The future of the produce industry
In speaking of the industry’s future, Burns again spoke of her experience at the South by Southwest Conference.
“I know I’ve mentioned South-by a few times and for those of you who are not familiar with South-by, it’s an interactive conference that happens every year in Austin, Texas, that attracts close to a half a million people from around the world. In fact, 50 percent of the audience comes from outside the U.S.,” Burns said. “We went to bring our industry out in the culture conversations and open doors for future opportunities.”
With produce and floral, emotional connection is not an issue, she said.
“We have people’s hearts. It’s our industry’s connection to the world and therefore their minds that needs strengthening,” Burns said. “This is why South-by was on our to-do list…This year we went to listen and learn. Next year, we’re going to be heard. Next year, PMA will return to South by Southwest to be part of the conversations around food and culture. Honestly, I’m on a personal mission to ensure our industry’s voice is heard.”

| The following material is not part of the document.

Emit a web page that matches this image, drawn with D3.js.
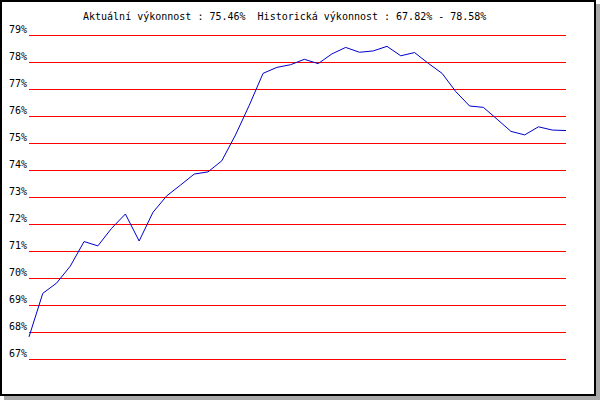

Burns said wherever important conversations about the world’s food supply are taking place, the produce and floral industry needs to be there.
“You have my commitment,” she said. “We will be at those tables, leading those conversations on behalf of our industry. There is no doubt that fruits, vegetables and flowers play an important role in cultural expression and well-being and they’re an essential part of a happier and healthier life.”
Burns said she believes as an industry, the potential is there to create powerful connections not only with consumers but with each other. “After all, if we’re going to grow a healthier world it is going to take every single one of us in this room. And our future depends on it.”